Der Kulturhändler Zweitausendeins schließt Ende Juni seine Filiale an der Grindelallee

„Räumungsverkauf wegen Geschäftsaufgabe“ steht da auf feuerroten großen Zetteln gedruckt, die an den Schaufensterscheiben der Zweitausendeins-Filiale im Univiertel kleben. Im Mai 1977 öffnete der Versandbuchhändler seinen Laden an der Grindelallee, Ende Juni dieses Jahres macht er ihn endgültig dicht.

Nach der Filiale in Freiburg im Breisgau, die Ende Februar aufgegeben wurde, ist der Shop an der Grindelallee der zweite von bundesweit 14Zweitausendeins-Standorten, der schließen muss. Köln und Stuttgart sind ebenfalls auf Ende Juni terminiert, der zweite Hamburger Laden in den Colonnaden, den es seit 1998 gibt, darf noch bis Ende des Jahres weitermachen. Zweitausendeins – eine Legende stirbt langsam. Das nächste Opfer der Krise des Buch- und Medienmarktes.

Den vier Mitarbeitern ergeht es nicht viel anders. Heribert Distelrath leitet die Filiale, seit 1.November1992 ist er „Zweitausendeinser“, konnte also Ende vergangenen Jahres seine 20-jährige Betriebszugehörigkeit verbuchen. „Zweitausendeins hat ja Mitte vorigen Jahres einen Sozialplan vorgelegt, je nach Betriebszugehörigkeit werden mit den Mitarbeitern natürlich verschiedene Vereinbarungen getroffen“, erzählt Distelrath, der wie seine Kollegen ein „Quereinsteiger“ ist, wie er sagt. Haar und Bart sind kurz geschnitten, durchsetzt mit ersten grauen Strähnen. Jahrgang 1959, Sozialwissenschaft hat er studiert, die klassische Zweitausendeins-Klientel. „Damals ging es aus der Bibliothek regelmäßig noch in den Laden.“ Nach Billigangeboten suchen, nach Kulturschnäppchen, damit ist Zweitausendeins groß geworden.

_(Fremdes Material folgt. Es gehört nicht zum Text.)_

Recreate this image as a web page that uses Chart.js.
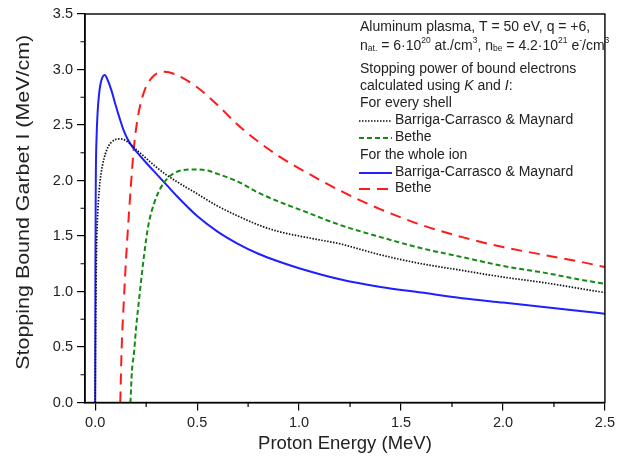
<!DOCTYPE html>
<html>
<head>
<meta charset="utf-8">
<title>Stopping power of bound electrons</title>
<script src="https://cdn.jsdelivr.net/npm/chart.js@4"></script>
<style>
  html, body { margin: 0; padding: 0; background: #fff; }
</style>
</head>
<body>
<canvas id="chart" width="619" height="466"></canvas>
<script>
// Tick values for both axes
const energyTicks = [0, 0.5, 1.0, 1.5, 2.0, 2.5];
const stoppingTicks = [0, 0.5, 1.0, 1.5, 2.0, 2.5, 3.0, 3.5];

// For every shell, Barriga-Carrasco & Maynard (black dotted)
const bcmShellEnergy = [0, 0.002, 0.004, 0.007, 0.011, 0.016, 0.023, 0.035, 0.05, 0.065, 0.08, 0.1, 0.12, 0.15,
  0.2, 0.25, 0.3, 0.35, 0.4, 0.5, 0.6, 0.7, 0.8, 0.9, 1.0, 1.1, 1.2, 1.3, 1.4, 1.6, 1.8, 2.0, 2.2, 2.4, 2.5];
const bcmShellStopping = [0, 0.6, 1.0, 1.42, 1.65, 1.82, 1.98, 2.13, 2.24, 2.31, 2.345, 2.37, 2.375, 2.36,
  2.28, 2.2, 2.12, 2.05, 1.99, 1.88, 1.77, 1.68, 1.60, 1.54, 1.50, 1.465, 1.43, 1.38, 1.33, 1.25, 1.19, 1.13, 1.08, 1.02, 0.99];

// For every shell, Bethe (green dashed)
const betheShellEnergy = [0.173, 0.18, 0.19, 0.2, 0.22, 0.24, 0.26, 0.29, 0.32, 0.36, 0.42, 0.48, 0.55, 0.6,
  0.7, 0.8, 0.9, 1.0, 1.2, 1.4, 1.6, 1.8, 2.0, 2.2, 2.4, 2.5];
const betheShellStopping = [0, 0.28, 0.44, 0.66, 1.01, 1.33, 1.59, 1.8, 1.93, 2.03, 2.09, 2.10, 2.09, 2.06,
  1.99, 1.89, 1.81, 1.74, 1.60, 1.49, 1.39, 1.31, 1.23, 1.17, 1.10, 1.07];

// For the whole ion, Barriga-Carrasco & Maynard (blue solid)
const bcmIonEnergy = [0, 0.001, 0.003, 0.007, 0.012, 0.018, 0.025, 0.035, 0.047, 0.06, 0.08, 0.1, 0.12, 0.14,
  0.16, 0.18, 0.2, 0.25, 0.3, 0.35, 0.4, 0.5, 0.6, 0.7, 0.8, 0.9, 1.0, 1.2, 1.4, 1.6, 1.8, 2.0, 2.2, 2.4, 2.5];
const bcmIonStopping = [0, 1.2, 2.0, 2.4, 2.62, 2.76, 2.86, 2.93, 2.95, 2.91, 2.81, 2.68, 2.56, 2.45,
  2.37, 2.31, 2.265, 2.16, 2.06, 1.96, 1.86, 1.68, 1.54, 1.43, 1.34, 1.27, 1.21, 1.11, 1.04, 0.99, 0.94, 0.90, 0.86, 0.82, 0.80];

// For the whole ion, Bethe (red dashed)
const betheIonEnergy = [0.123, 0.13, 0.14, 0.15, 0.16, 0.175, 0.19, 0.21, 0.24, 0.28, 0.34, 0.4, 0.5, 0.6,
  0.7, 0.8, 0.9, 1.0, 1.2, 1.4, 1.6, 1.8, 2.0, 2.2, 2.4, 2.5];
const betheIonStopping = [0, 0.5, 0.9, 1.25, 1.55, 1.95, 2.3, 2.58, 2.8, 2.93, 2.98, 2.95, 2.84, 2.68,
  2.50, 2.35, 2.22, 2.11, 1.91, 1.74, 1.60, 1.49, 1.40, 1.33, 1.26, 1.22];

const fontFamily = '"Liberation Sans", Arial, sans-serif';
const textColor = '#222';
const yTitle = 'Stopping Bound Garbet I (MeV/cm)';

// line styles, shared by the datasets and the legend samples
const styles = {
  bcmShell: { color: '#111', width: 1.7, dash: [1.5, 1.5] },
  betheShell: { color: '#138a13', width: 2, dash: [5, 3] },
  bcmIon: { color: '#1f1fff', width: 2, dash: [] },
  betheIon: { color: '#ff1a1a', width: 2, dash: [11, 7] },
};

const toPoints = (xs, ys) => xs.map((x, i) => ({ x, y: ys[i] }));

const makeDataset = (label, xs, ys, style) => ({
  label,
  data: toPoints(xs, ys),
  showLine: true,
  borderColor: style.color,
  borderWidth: style.width,
  borderDash: style.dash,
  pointRadius: 0,
  cubicInterpolationMode: 'monotone',
  fill: false,
});

// Draw one line of text made of normal, italic, sub and superscript parts.
const drawRich = (ctx, parts, x, y) => {
  parts.forEach(([text, kind]) => {
    let size = 14;
    let dy = 0;
    let style = '';
    if (kind === 'sub') { size = 8.5; dy = 3; }
    if (kind === 'sup') { size = 8.5; dy = -5; }
    if (kind === 'i') style = 'italic ';
    ctx.font = `${style}${size}px ${fontFamily}`;
    ctx.fillText(text, x, y + dy);
    x += ctx.measureText(text).width;
  });
};

const legendLines = [
  { y: 27, parts: [['Aluminum plasma, T = 50 eV, q = +6,']] },
  { y: 46, parts: [['n'], ['at.', 'sub'], [' = 6\u00b710'], ['20', 'sup'], [' at./cm'], ['3', 'sup'],
    [', n'], ['be', 'sub'], [' = 4.2\u00b710'], ['21', 'sup'], [' e'], ['-', 'sup'], ['/cm'], ['3', 'sup']] },
  { y: 69, parts: [['Stopping power of bound electrons']] },
  { y: 86, parts: [['calculated using '], ['K', 'i'], [' and '], ['I', 'i'], [':']] },
  { y: 103, parts: [['For every shell']] },
  { y: 120, parts: [['Barriga-Carrasco & Maynard']], sample: styles.bcmShell },
  { y: 137, parts: [['Bethe']], sample: styles.betheShell },
  { y: 155, parts: [['For the whole ion']] },
  { y: 172, parts: [['Barriga-Carrasco & Maynard']], sample: styles.bcmIon },
  { y: 188, parts: [['Bethe']], sample: styles.betheIon },
];

// Frame, minor ticks, the y title and the text legend in the upper right corner.
const decorations = {
  id: 'decorations',
  afterDraw(chart) {
    const { ctx, chartArea: area, scales } = chart;
    ctx.save();

    // minor ticks half way between the major ones
    ctx.strokeStyle = '#000';
    ctx.lineWidth = 1.2;
    ctx.beginPath();
    for (let v = 0.25; v < 2.5; v += 0.5) {
      const px = scales.x.getPixelForValue(v);
      ctx.moveTo(px, area.bottom);
      ctx.lineTo(px, area.bottom + 4.5);
    }
    for (let v = 0.25; v < 3.5; v += 0.5) {
      const py = scales.y.getPixelForValue(v);
      ctx.moveTo(area.left, py);
      ctx.lineTo(area.left - 4.5, py);
    }
    ctx.stroke();

    ctx.lineWidth = 1.4;
    ctx.strokeRect(area.left, area.top, area.right - area.left, area.bottom - area.top);

    // y title, stretched along its length like in the original figure
    ctx.fillStyle = textColor;
    ctx.save();
    ctx.translate(24, (area.top + area.bottom) / 2 - 6);
    ctx.rotate(-Math.PI / 2);
    ctx.font = `18px ${fontFamily}`;
    ctx.textAlign = 'center';
    ctx.textBaseline = 'middle';
    const w = ctx.measureText(yTitle).width;
    ctx.scale(335 / w, 1);
    ctx.fillText(yTitle, 0, 0);
    ctx.restore();

    ctx.textBaseline = 'middle';
    ctx.textAlign = 'left';
    legendLines.forEach((line) => {
      let x = 360;
      if (line.sample) {
        ctx.beginPath();
        ctx.strokeStyle = line.sample.color;
        ctx.lineWidth = line.sample.width;
        ctx.setLineDash(line.sample.dash);
        ctx.moveTo(359, line.y + 1);
        ctx.lineTo(392, line.y + 1);
        ctx.stroke();
        ctx.setLineDash([]);
        x = 395;
      }
      drawRich(ctx, line.parts, x, line.y);
    });
    ctx.restore();
  },
};

new Chart(document.getElementById('chart'), {
  type: 'scatter',
  data: {
    datasets: [
      makeDataset('Barriga-Carrasco & Maynard (every shell)', bcmShellEnergy, bcmShellStopping, styles.bcmShell),
      makeDataset('Bethe (every shell)', betheShellEnergy, betheShellStopping, styles.betheShell),
      makeDataset('Barriga-Carrasco & Maynard (whole ion)', bcmIonEnergy, bcmIonStopping, styles.bcmIon),
      makeDataset('Bethe (whole ion)', betheIonEnergy, betheIonStopping, styles.betheIon),
    ],
  },
  options: {
    responsive: false,
    animation: false,
    devicePixelRatio: 1,
    layout: { padding: { top: 14, right: 10, bottom: 0, left: 0 } },
    plugins: {
      legend: { display: false },
      tooltip: { enabled: false },
    },
    scales: {
      x: {
        type: 'linear',
        min: -0.05,
        max: 2.5,
        afterFit: (scale) => { scale.height = 63.5; },
        afterBuildTicks: (scale) => { scale.ticks = energyTicks.map((value) => ({ value })); },
        border: { color: '#000', width: 1.4 },
        grid: { drawOnChartArea: false, color: '#000', lineWidth: 1.2, tickLength: 8 },
        ticks: {
          color: textColor,
          padding: 4,
          maxRotation: 0,
          font: { family: fontFamily, size: 14.5 },
          callback: (v) => Number(v).toFixed(1),
        },
        title: {
          display: true,
          text: 'Proton Energy (MeV)',
          color: textColor,
          font: { family: fontFamily, size: 18.5 },
          padding: { top: 0, bottom: 11 },
        },
      },
      y: {
        type: 'linear',
        min: 0,
        max: 3.5,
        afterFit: (scale) => { scale.width = 85; },
        afterBuildTicks: (scale) => { scale.ticks = stoppingTicks.map((value) => ({ value })); },
        border: { color: '#000', width: 1.4 },
        grid: { drawOnChartArea: false, color: '#000', lineWidth: 1.2, tickLength: 8 },
        ticks: {
          color: textColor,
          padding: 4,
          font: { family: fontFamily, size: 14.5 },
          callback: (v) => Number(v).toFixed(1),
        },
        title: { display: false },
      },
    },
  },
  plugins: [decorations],
});
</script>
</body>
</html>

Es wurde schon immer lieber geklotzt als gekleckert bei dem als Versandhändler gestarteten Unternehmen. 1969 von Lutz Reinecke und Walter Treumann in Frankfurt gegründet, vertrieb Zweitausendeins anfangs Restauflagen von Büchern und Schallplatten (seit 1971) zu drastisch reduzierten Preisen. Vor allem in studentischen Kreisen avancierte das Unternehmen zum beliebtesten Bücherdealer, keine WG in der 70ern ohne stapelweise Zweitausendeins-Titel, darunter auch die von Carl Weissner kongenial übersetzten Songs von Frank Zappa („Plastic People“, 1977) oder die in einem Band gesammelten 1827 Plattenkritiken der Zeitschrift „Sounds“ aus den Jahren 1966 bis 1977.

Kultstatus erlangte in jenen Jahren auch das kleinformatige „Merkheft“, das die aktuellen Angebote sowie Teile der Backlist des Versandhändlers bündelte (und es noch immer macht). Das Schlusswort („Liebe Leute“) in jedem Merkheft hatte eine gewisse Frau Susemihl inne, die nicht zu kennen schon fast ein Sakrileg war.

Seit Jahren steht es nicht mehr zum Allerbesten mit dem Frankfurter Versender. Mitgründer Reinecke, der nach seiner Heirat Kroth hieß, verkaufte die Kulturfirma 2006 an die Kinowelt-Gründer Michael und Rainer Kölmel, im selben Jahr war bereits die Logistikabteilung an die Bertelsmann-Tochter Arvato ausgegliedert worden. Mehrere Geschäftsführer verließen in den folgenden Jahren das Unternehmen, 2010 wurden in den 14Filialen 43 von 116Stellen abgebaut, das Kundencenter wurde aufgelöst. Die Jahresumsätze gingen von 39Millionen Euro 2005 auf 18Millionen Euro 2011 zurück.

Das Zauberwort in der aktuellen Krise sollte „Franchisenehmer“ heißen. Die Filialen sollten nicht mehr zentral aus Leipzig, seit 2011 Hauptsitz des Unternehmens, geführt werden, sondern, wie Sprecherin Stephanie Frommfeld sagte, „in eigene unternehmerische Hände“ gelegt werden. Sollte dies nicht gelingen, so hieß es, könnte „die Filiale nicht weitergeführt werden, nach dem heutigen Stand würde die letzte Filiale dann Ende 2016 geschlossen werden“.

Sollten in den Läden die Lichter ausgegangen sein, fällt auch das „Merkheft“ weg. Dunkle Zeiten für ein mit viel Idealismus ins Leben befördertes Modell, das auch Relikt der Studentenbewegung und des 68er-Aufbruchs ist.